Police estimated 15,000 people marched along Copacabana beach in Rio de Janeiro, where they waved Brazilian flags and many openly called for a military coup to dissolve the government.

The biggest protests were in Sao Paulo, an opposition stronghold where hundreds of thousands gathered on a main avenue, as well as in the capital city Brasilia and Rio.

In Brasilia, police say 45,000 people gathered on the Ministries’ Esplanade, while 24,000 people demonstrated in Belo Horizonte, according to military police.

Dozens of cities saw demonstrations gathering together a few thousand people each.

According to the website of the Globo TV network, Brazil’s largest, the total number in the streets across Brazil was over 300,000 people, based on local police estimates.

Much protester ire was focused on a kickback scheme at state-run oil company Petrobras, which prosecutors call the biggest corruption scheme ever uncovered in Brazil.

At least 800 million US dollars (around 760 million euros) was paid in bribes and other funds by the nation’s biggest construction and engineering firms in exchange for inflated Petrobras contracts.
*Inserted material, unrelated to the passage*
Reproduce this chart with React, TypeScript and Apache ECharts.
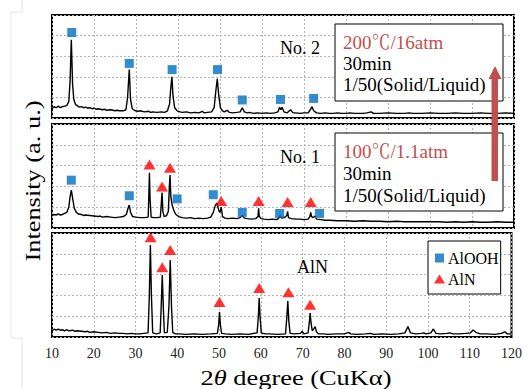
import React, { useEffect, useRef } from "react";
import * as echarts from "echarts";

// ---- data (2θ in degrees, intensity in relative units 0..100 per panel) ----
const X_MIN = 10;
const X_MAX = 120;
const X_STEP = 10;

const no2Profile: [number, number][] = [
  [10, 9], [10.5, 11], [11, 10], [11.5, 11.5], [12, 10], [12.5, 11], [13, 11.5], [13.5, 12], [14, 16], [14.3, 35], [14.6, 76], [14.9, 33], [15.2, 18], [15.6, 13], [16, 12], [16.5, 10.5], [17, 11], [17.5, 10], [18, 10.5], [18.5, 9.5], [19, 10], [19.5, 9], [20, 9.5], [20.5, 8.5], [21, 9], [22, 8], [22.5, 8.5], [23, 7.5], [24, 8], [25, 7], [25.5, 7.5], [26, 7], [27, 7], [27.6, 8], [28.0, 20], [28.4, 47], [28.7, 18], [29.1, 9], [29.8, 7], [30.5, 6.5], [31, 7], [32, 6], [33, 6.5], [33.5, 5.5], [34, 6], [35, 5.5], [36, 6], [36.8, 5.5], [37.5, 7], [38.0, 14], [38.3, 30], [38.55, 40], [38.8, 22], [39.2, 10], [39.8, 7], [40.5, 6], [41, 5.5], [42, 6], [43, 5], [44, 5.5], [45, 5], [45.8, 6.5], [46.2, 5], [47, 5.5], [48, 6], [48.6, 10], [49.0, 26], [49.35, 38], [49.7, 22], [50.1, 10], [50.6, 7], [51, 6], [51.7, 7.5], [52.2, 5.5], [53, 5], [54, 5.5], [54.8, 6], [55.3, 10], [55.8, 6], [56.5, 5], [57, 5.5], [58, 4.5], [59, 5], [60, 4.5], [61, 5], [62, 4.5], [63, 5], [63.8, 6], [64.2, 10.5], [64.5, 8], [64.8, 10.5], [65.2, 6], [66, 5], [66.8, 8], [67.4, 5], [68, 5], [69, 4.5], [70, 5], [71, 5], [71.5, 8], [71.9, 11], [72.3, 7], [73, 5], [74, 4.5], [75, 5], [76, 4.5], [77, 4.5], [78, 5], [79, 4.5], [80, 4.5], [81, 5], [82, 4.5], [84, 4.5], [85, 5], [86, 6], [86.5, 4.5], [88, 4.5], [90, 5], [92, 4.5], [94, 4.5], [95, 5], [96, 4.5], [98, 4.5], [100, 5], [102, 4.5], [104, 4.5], [106, 5], [108, 4.5], [110, 4.5], [112, 5], [114, 4.5], [116, 4.5], [118, 5], [120, 4.5],
];

const no1Profile: [number, number][] = [
  [10, 12], [10.5, 13], [11, 12.5], [11.5, 13.5], [12, 12.5], [12.5, 13], [13, 14], [13.5, 15], [14, 20], [14.3, 30], [14.6, 36.5], [14.9, 29], [15.3, 19], [15.8, 15], [16.3, 13.5], [17, 13], [17.5, 12], [18, 12.5], [19, 12], [20, 11.5], [21, 11], [21.5, 11.5], [22, 10.5], [23, 11], [24, 10.5], [25, 10], [26, 10.5], [27, 11], [27.7, 13], [28.1, 19], [28.4, 22], [28.7, 15], [29.2, 11], [30, 10.5], [31, 10], [32, 10], [32.9, 10.5], [33.05, 30], [33.2, 53], [33.35, 28], [33.6, 10.5], [34.2, 10], [35, 10], [35.8, 10.5], [36.0, 22], [36.2, 34], [36.4, 16], [36.7, 11], [37.3, 12], [37.7, 16], [37.95, 40], [38.1, 51], [38.3, 30], [38.6, 22], [39.0, 17], [39.5, 13], [40.2, 11], [41, 10], [42, 9.5], [43, 10], [44, 9], [45, 9.5], [46, 9], [47, 9.5], [47.8, 10.5], [48.4, 15], [48.9, 22], [49.3, 24], [49.7, 17], [50.0, 15], [50.3, 20], [50.6, 11], [51.2, 9.5], [52, 9], [53, 9.5], [54, 9], [54.8, 10], [55.3, 12], [55.8, 9.5], [56.5, 9], [57.5, 8.5], [58.5, 9], [59.05, 11], [59.2, 19], [59.35, 11], [59.8, 9], [60.5, 8.5], [61.5, 8], [62.5, 8.5], [63.5, 8], [64.0, 9.5], [64.3, 12], [64.7, 9.5], [65.3, 10], [65.9, 12], [66.1, 16], [66.3, 10], [67, 9], [68, 8.5], [69, 8.5], [70, 8], [71, 8.5], [71.4, 11], [71.6, 15], [71.8, 11], [72.2, 10], [72.6, 11.5], [73, 8.5], [74, 8], [75, 7.5], [76, 7.5], [78, 7], [80, 7], [82, 6.5], [84, 7], [86, 6.5], [88, 6.5], [90, 6], [92, 6.5], [94, 6], [96, 6], [98, 6], [100, 6], [102, 6], [104, 5.5], [106, 6], [108, 5.5], [110, 6], [112, 5.5], [114, 5.5], [116, 6], [118, 5.5], [120, 5.5],
];

const alnProfile: [number, number][] = [
  [10, 6], [10.5, 7.5], [11, 6.5], [11.5, 7.5], [12, 6.5], [12.5, 7], [13, 6], [13.5, 7], [14, 6], [15, 6.5], [15.5, 5.5], [16, 6], [17, 5.5], [18, 5], [18.5, 5.5], [19, 4.5], [20, 5], [21, 4.5], [22, 4], [23, 4.5], [24, 3.5], [25, 4], [26, 3.5], [27, 3.5], [28, 3], [29, 3.5], [30, 3], [31, 3], [32, 3.5], [33.0, 4], [33.3, 40], [33.55, 88.5], [33.8, 40], [34.1, 4], [35, 3], [35.9, 4], [36.15, 30], [36.4, 59.6], [36.65, 28], [36.9, 4], [37.6, 4.5], [38.0, 30], [38.3, 74], [38.6, 30], [38.9, 4.5], [39.5, 3], [40.5, 3], [42, 2.5], [44, 3], [46, 2.5], [48, 3], [49.6, 3.5], [49.9, 12], [50.1, 24], [50.3, 12], [50.6, 3.5], [51.5, 3], [53, 2.5], [55, 3], [57, 2.5], [59.1, 4], [59.4, 20], [59.6, 37.5], [59.8, 20], [60.1, 4], [61, 3], [62, 3], [64, 2.5], [65.9, 3], [66.2, 18], [66.45, 34.6], [66.7, 15], [67, 3.5], [68, 3], [69.5, 3.5], [69.9, 5.5], [70.3, 3], [71.3, 4], [71.6, 14], [71.8, 23], [72.0, 14], [72.3, 6], [72.7, 8], [73.0, 10], [73.3, 5], [73.8, 3], [75, 3], [76, 2.5], [78, 3], [80, 3], [81, 4.5], [81.5, 3], [83, 2.5], [85, 3], [86.3, 3.5], [87, 2.5], [89, 3], [91, 2.5], [93, 3], [94.5, 4], [95.2, 10], [95.8, 4], [97, 3], [98.5, 3.5], [99, 4], [99.5, 3], [100.7, 4], [101.3, 7.7], [101.9, 3.5], [103, 3], [104.5, 3.5], [105.2, 4], [106, 3], [107.5, 3], [109, 3.5], [110.2, 4], [110.8, 6.7], [111.5, 4.5], [112.5, 3], [114, 3], [116, 2.5], [117.6, 3.5], [118.4, 5], [119, 3], [120, 3],
];

// peak markers
const no2AlOOH: [number, number][] = [[14.7, 83], [28.4, 53], [38.6, 47], [49.4, 47], [55.3, 17.5], [64.4, 18], [72.3, 19]];
const no1AlOOH: [number, number][] = [[14.6, 46], [28.4, 31], [39.8, 28], [48.4, 32], [55.3, 15], [64.2, 14], [73.7, 14]];
const no1AlN: [number, number][] = [[33.2, 61], [36.2, 40], [38.1, 58], [50.3, 26], [59.2, 26], [66.1, 25], [71.6, 25]];
const alnAlN: [number, number][] = [[33.6, 96], [36.4, 67], [38.3, 83.7], [50.1, 33.7], [59.6, 47], [66.6, 43], [71.8, 31]];

const panelLabels = ["No. 2", "No. 1", "AlN"];
const conditionNo2 = ["200℃/16atm", "30min", "1/50(Solid/Liquid)"];
const conditionNo1 = ["100℃/1.1atm", "30min", "1/50(Solid/Liquid)"];
const legendNames = ["AlOOH", "AlN"];

const SERIF = "Liberation Serif, Times New Roman, Noto Serif CJK SC, Noto Sans CJK SC, serif";
const BLUE = "#0070C0";
const RED = "#FF0000";
const DARKRED = "#C0504D";

export default function App() {
  const ref = useRef<HTMLDivElement>(null);

  useEffect(() => {
    document.body.style.margin = "0";
    if (!ref.current) return;
    const chart = echarts.init(ref.current, undefined, { renderer: "svg" });

    const tops = [15, 124, 233];
    const heights = [103, 104, 104];
    const grids = tops.map((t, i) => ({
      left: 52,
      top: t,
      width: 462,
      height: heights[i],
      show: true,
      borderColor: "#000",
      borderWidth: 2,
      backgroundColor: "transparent",
    }));

    const split = { show: true, lineStyle: { color: "#b4b4b4", width: 1, type: [2, 2] as any } };

    const xAxes = [0, 1, 2].map((i) => ({
      type: "value",
      gridIndex: i,
      min: X_MIN,
      max: X_MAX,
      interval: X_STEP,
      axisLine: { show: false },
      axisTick: { show: false },
      axisLabel: {
        show: i === 2,
        margin: 9,
        fontSize: 14,
        fontFamily: SERIF,
        color: "#222",
      },
      splitLine: split,
    }));
    const yAxes = [0, 1, 2].map((i) => ({
      type: "value",
      gridIndex: i,
      min: 0,
      max: 100,
      interval: 20,
      axisLine: { show: false },
      axisTick: { show: false },
      axisLabel: { show: false },
      splitLine: split,
    }));

    const lineSeries = (data: [number, number][], idx: number) => ({
      type: "line",
      xAxisIndex: idx,
      yAxisIndex: idx,
      data,
      showSymbol: false,
      symbol: "none",
      lineStyle: { color: "#000", width: 1.4 },
      silent: true,
      z: 2,
    });
    const sq = (data: [number, number][], idx: number) => ({
      name: "AlOOH",
      type: "scatter",
      xAxisIndex: idx,
      yAxisIndex: idx,
      data,
      symbol: "rect",
      symbolSize: [9, 9],
      itemStyle: { color: BLUE },
      z: 3,
    });
    const tri = (data: [number, number][], idx: number) => ({
      name: "AlN",
      type: "scatter",
      xAxisIndex: idx,
      yAxisIndex: idx,
      data,
      symbol: "triangle",
      symbolSize: [12, 10],
      itemStyle: { color: RED },
      z: 3,
    });

    const txt = (text: string, x: number, y: number, size: number, fill = "#000") => ({
      type: "text",
      x,
      y,
      z: 10,
      style: { text, fill, fontSize: size, fontFamily: SERIF, align: "left", verticalAlign: "middle" },
    });

    const graphics: any[] = [
      {
        type: "polyline",
        z: 0,
        shape: { points: [[22, 0], [22, 12], [11, 12], [11, 338], [22, 338], [22, 389]] },
        style: { stroke: "#e6e6e6", lineWidth: 1, fill: "none" },
      },
      txt(panelLabels[0], 280, 48, 18),
      txt(panelLabels[1], 280, 157, 18),
      txt(panelLabels[2], 297, 267, 18),
      {
        type: "rect",
        z: 9,
        shape: { x: 335, y: 24, width: 168, height: 77 },
        style: { fill: "#fff", stroke: "#000", lineWidth: 1 },
      },
      txt(conditionNo2[0], 343, 42, 19, DARKRED),
      txt(conditionNo2[1], 343, 63, 19),
      txt(conditionNo2[2], 343, 84, 19),
      {
        type: "rect",
        z: 9,
        shape: { x: 335, y: 133, width: 168, height: 78 },
        style: { fill: "#fff", stroke: "#000", lineWidth: 1 },
      },
      txt(conditionNo1[0], 343, 151, 19, DARKRED),
      txt(conditionNo1[1], 343, 173, 19),
      txt(conditionNo1[2], 343, 195, 19),
      {
        type: "rect",
        z: 12,
        shape: { x: 491.5, y: 78, width: 6.5, height: 103 },
        style: { fill: DARKRED },
      },
      {
        type: "polygon",
        z: 12,
        shape: { points: [[488.5, 79], [501.5, 79], [495, 66]] },
        style: { fill: DARKRED },
      },
      {
        type: "text",
        x: 32,
        y: 181,
        rotation: Math.PI / 2,
        scaleX: 1.2,
        z: 10,
        style: {
          text: "Intensity (a. u.)",
          fill: "#000",
          fontSize: 22,
          fontFamily: SERIF,
          align: "center",
          verticalAlign: "middle",
        },
      },
      {
        type: "text",
        x: 296,
        y: 377,
        scaleX: 1.2,
        z: 10,
        style: {
          text: "2{i|θ} degree (CuKα)",
          fill: "#000",
          fontSize: 22,
          fontFamily: SERIF,
          align: "center",
          verticalAlign: "middle",
          rich: {
            i: { fontSize: 22, fontFamily: SERIF, fontStyle: "italic", fill: "#000" },
          },
        },
      },
    ];

    chart.setOption({
      animation: false,
      backgroundColor: "#fff",
      grid: grids,
      xAxis: xAxes,
      yAxis: yAxes,
      legend: {
        data: [
          { name: legendNames[0], icon: "path://M0,0h1v1h-1z", itemStyle: { color: BLUE } },
          { name: legendNames[1], icon: "triangle", itemStyle: { color: RED } },
        ],
        orient: "vertical",
        left: 428,
        top: 241,
        itemWidth: 11,
        itemHeight: 9,
        itemGap: 5,
        padding: [9, 2, 7, 6],
        borderColor: "#000",
        borderWidth: 1,
        backgroundColor: "#fff",
        selectedMode: false,
        textStyle: { fontFamily: SERIF, fontSize: 16, color: "#000", padding: [0, 0, 0, -2] },
        z: 10,
      },
      graphic: graphics,
      series: [
        lineSeries(no2Profile, 0),
        sq(no2AlOOH, 0),
        lineSeries(no1Profile, 1),
        sq(no1AlOOH, 1),
        tri(no1AlN, 1),
        lineSeries(alnProfile, 2),
        tri(alnAlN, 2),
      ],
    });

    return () => chart.dispose();
  }, []);

  return <div ref={ref} style={{ width: 525, height: 389 }} />;
}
Top executives are already in jail and the attorney general is investigating dozens of top congressmen, along with current and former members of the executive branch, for alleged connections to the scheme that apparently began in 1997 before Rousseff’s party took power in 2003.

Rousseff, a former chairwoman of Petrobras’s board, has not been implicated and so far is not being investigated, though top officials from her administration, including two former chiefs of staff, are caught up in the inquiry.

The marches add pressure on Rousseff, whose poll ratings have never been lower and who is facing duel economic and political crises.

Brazilian growth has been weak since Rousseff took office in 2011.

The country likely entered a recession in 2014 and most economists surveyed by the Central Bank forecast negative growth for this year.

Inflation is rising and the local currency has plummeted against the dollar in recent weeks, making life more expensive in a nation with a surprisingly high cost of living and one of the world’s heaviest tax burdens.